I've also had someone legitimately ask me if I could give them a blow job "platonically" (I'm not even joking about that and I wish I was). Real overt requests like that tell me the general public doesn't really even understand what platonic itself means!

Here in the United States many basic ways of cuddling I do in sessions are also sometimes associated with actions that lead to romantic and sexual intentions. It's unfortunate because this not only limits how we can connect through touch with people overall (not just paid professional cuddlers like me), but it gatekeeps touch and puts a lot of pressure on our romantic and sexual partners to be the sole givers of the variety of touch we really want.

Screw that.

Holding hands from the outside looking in could be romantic. But what about when it's done with a parent? A fellow classmate? A teacher? At a funeral with a friend? Holding hands itself on its own is not necessarily romantic or sexual in every single context, so categorizing the action as such can further isolate us from touch in other areas of our lives.

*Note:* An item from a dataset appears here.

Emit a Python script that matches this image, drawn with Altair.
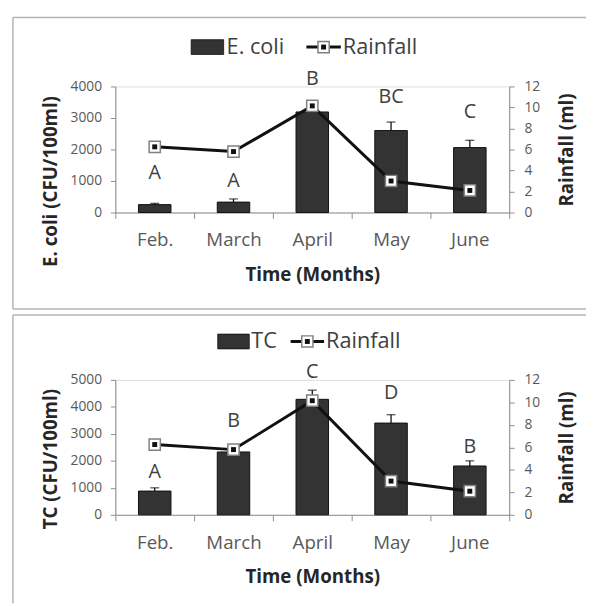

What would it be like to have someone deeply nurturing, caring and connected with absolutely no romantic or sexual intentions whatsoever do any of these things:

Holding hands.

Letting you rest your head in my lap.

Laying my head on your chest.

Playing with each other's hair.

Giving or receiving light head scratches.

Nuzzling each others' shoulders and collar bones.

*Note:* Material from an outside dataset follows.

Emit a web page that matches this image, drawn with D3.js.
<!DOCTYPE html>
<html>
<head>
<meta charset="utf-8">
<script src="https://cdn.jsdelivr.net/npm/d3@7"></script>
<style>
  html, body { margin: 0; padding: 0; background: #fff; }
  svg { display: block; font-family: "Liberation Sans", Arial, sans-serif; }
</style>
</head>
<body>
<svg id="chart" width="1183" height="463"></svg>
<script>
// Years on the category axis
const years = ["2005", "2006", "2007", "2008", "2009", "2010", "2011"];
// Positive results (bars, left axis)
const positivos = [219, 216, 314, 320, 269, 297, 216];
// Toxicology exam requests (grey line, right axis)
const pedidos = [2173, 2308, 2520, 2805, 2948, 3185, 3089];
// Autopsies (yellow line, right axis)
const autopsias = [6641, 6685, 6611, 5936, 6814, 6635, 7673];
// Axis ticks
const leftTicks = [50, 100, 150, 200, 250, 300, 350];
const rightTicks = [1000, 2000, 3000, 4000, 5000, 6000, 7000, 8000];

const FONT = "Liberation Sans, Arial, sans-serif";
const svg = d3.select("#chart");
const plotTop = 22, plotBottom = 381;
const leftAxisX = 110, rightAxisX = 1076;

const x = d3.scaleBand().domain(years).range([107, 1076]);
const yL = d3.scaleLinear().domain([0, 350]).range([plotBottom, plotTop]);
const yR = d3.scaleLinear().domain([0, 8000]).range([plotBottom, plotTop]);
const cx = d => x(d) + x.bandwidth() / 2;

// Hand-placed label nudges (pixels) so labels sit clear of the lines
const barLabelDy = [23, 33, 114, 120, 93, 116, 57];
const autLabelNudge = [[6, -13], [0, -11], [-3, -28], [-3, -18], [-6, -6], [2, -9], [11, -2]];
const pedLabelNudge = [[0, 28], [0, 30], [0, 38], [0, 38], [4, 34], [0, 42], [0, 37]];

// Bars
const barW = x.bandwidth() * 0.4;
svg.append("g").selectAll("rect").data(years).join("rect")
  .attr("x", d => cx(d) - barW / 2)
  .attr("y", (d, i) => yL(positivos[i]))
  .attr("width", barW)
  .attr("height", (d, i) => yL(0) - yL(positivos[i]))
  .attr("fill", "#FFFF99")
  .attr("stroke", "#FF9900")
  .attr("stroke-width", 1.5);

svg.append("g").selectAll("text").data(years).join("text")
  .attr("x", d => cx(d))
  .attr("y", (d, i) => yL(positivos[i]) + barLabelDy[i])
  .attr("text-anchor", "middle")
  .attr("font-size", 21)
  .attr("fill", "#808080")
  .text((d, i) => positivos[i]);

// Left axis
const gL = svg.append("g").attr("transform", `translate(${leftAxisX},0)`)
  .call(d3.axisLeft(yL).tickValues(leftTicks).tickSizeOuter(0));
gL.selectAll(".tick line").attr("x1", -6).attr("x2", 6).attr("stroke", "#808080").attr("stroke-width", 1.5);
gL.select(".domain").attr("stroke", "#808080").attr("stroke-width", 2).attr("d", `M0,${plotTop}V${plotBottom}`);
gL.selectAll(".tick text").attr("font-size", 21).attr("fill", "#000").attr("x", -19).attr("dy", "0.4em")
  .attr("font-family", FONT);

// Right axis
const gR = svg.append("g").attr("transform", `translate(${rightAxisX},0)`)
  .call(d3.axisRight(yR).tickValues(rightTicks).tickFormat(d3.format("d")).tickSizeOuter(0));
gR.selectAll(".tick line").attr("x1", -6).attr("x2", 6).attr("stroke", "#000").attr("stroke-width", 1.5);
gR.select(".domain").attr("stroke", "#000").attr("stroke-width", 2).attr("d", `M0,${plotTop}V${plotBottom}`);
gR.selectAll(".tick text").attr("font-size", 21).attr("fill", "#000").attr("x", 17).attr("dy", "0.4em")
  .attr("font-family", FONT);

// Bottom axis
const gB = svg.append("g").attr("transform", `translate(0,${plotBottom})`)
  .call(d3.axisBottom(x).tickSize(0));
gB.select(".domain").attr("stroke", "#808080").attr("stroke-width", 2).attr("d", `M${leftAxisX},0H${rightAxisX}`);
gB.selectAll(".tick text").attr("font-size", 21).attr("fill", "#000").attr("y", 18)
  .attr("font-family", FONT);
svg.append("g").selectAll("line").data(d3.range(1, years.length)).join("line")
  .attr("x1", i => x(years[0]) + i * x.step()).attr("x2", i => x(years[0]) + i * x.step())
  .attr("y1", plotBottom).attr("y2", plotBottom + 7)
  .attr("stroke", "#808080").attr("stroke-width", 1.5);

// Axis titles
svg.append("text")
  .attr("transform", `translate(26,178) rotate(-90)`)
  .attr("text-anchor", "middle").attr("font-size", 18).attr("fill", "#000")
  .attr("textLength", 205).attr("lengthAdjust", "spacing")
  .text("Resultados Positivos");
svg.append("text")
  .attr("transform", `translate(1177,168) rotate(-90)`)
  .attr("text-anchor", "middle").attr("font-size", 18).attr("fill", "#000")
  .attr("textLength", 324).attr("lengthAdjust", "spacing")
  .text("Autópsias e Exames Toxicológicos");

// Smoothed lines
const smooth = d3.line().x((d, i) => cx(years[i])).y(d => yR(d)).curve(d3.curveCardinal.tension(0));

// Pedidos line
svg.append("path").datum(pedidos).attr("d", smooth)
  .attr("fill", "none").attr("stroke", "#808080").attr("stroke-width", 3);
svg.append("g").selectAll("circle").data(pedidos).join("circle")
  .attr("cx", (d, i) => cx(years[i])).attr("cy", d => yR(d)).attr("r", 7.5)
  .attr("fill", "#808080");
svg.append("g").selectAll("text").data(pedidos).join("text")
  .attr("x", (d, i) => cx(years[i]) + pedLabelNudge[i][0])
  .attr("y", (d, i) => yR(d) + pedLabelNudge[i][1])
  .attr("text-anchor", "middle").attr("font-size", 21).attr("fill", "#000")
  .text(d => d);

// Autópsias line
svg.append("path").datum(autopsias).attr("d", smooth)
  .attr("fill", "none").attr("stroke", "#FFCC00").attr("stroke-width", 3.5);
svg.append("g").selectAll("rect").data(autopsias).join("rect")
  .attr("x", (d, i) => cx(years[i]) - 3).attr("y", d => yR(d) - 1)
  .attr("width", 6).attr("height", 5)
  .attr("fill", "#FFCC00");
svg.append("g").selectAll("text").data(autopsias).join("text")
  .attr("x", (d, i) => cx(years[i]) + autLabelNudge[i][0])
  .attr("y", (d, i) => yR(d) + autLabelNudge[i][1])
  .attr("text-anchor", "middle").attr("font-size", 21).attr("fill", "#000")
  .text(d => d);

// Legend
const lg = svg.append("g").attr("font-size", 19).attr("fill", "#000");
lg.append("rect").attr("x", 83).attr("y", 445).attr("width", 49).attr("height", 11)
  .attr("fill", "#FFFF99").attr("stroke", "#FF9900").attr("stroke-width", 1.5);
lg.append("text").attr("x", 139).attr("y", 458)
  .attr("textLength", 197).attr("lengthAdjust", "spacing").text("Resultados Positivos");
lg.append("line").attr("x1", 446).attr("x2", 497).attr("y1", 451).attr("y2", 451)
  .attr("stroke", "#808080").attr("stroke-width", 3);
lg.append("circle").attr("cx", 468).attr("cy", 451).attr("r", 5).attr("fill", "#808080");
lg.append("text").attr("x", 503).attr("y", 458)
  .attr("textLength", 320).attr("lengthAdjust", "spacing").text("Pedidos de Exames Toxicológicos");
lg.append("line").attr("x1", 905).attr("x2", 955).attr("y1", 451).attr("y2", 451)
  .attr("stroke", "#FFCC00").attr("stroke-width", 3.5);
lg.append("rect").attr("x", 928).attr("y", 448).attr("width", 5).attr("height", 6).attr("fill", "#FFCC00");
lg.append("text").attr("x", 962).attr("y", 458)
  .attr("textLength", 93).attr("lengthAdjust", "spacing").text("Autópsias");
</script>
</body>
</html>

Lightly rubbing and holding my stomach.

Softly grasping our hip bones.

Gently stroking your face.

Letting you stroke my face.

Resting my warm, soft cheek against yours.

Giving or receiving shoulder rubs.

Giving or receiving foot rubs.

Spooning together, either one of us being the big spoon or little spoon.

Tracing the soft skin on each other's necks.

Brushing my calves and lower thighs with your fingertips.

Can you picture how that might feel for you? Can you picture it for yourself?

These are all things I enjoy and are perfectly acceptable to ask for in a session when coming from a place of nurturing, caring and connection. It doesn't have to mean anything more than that.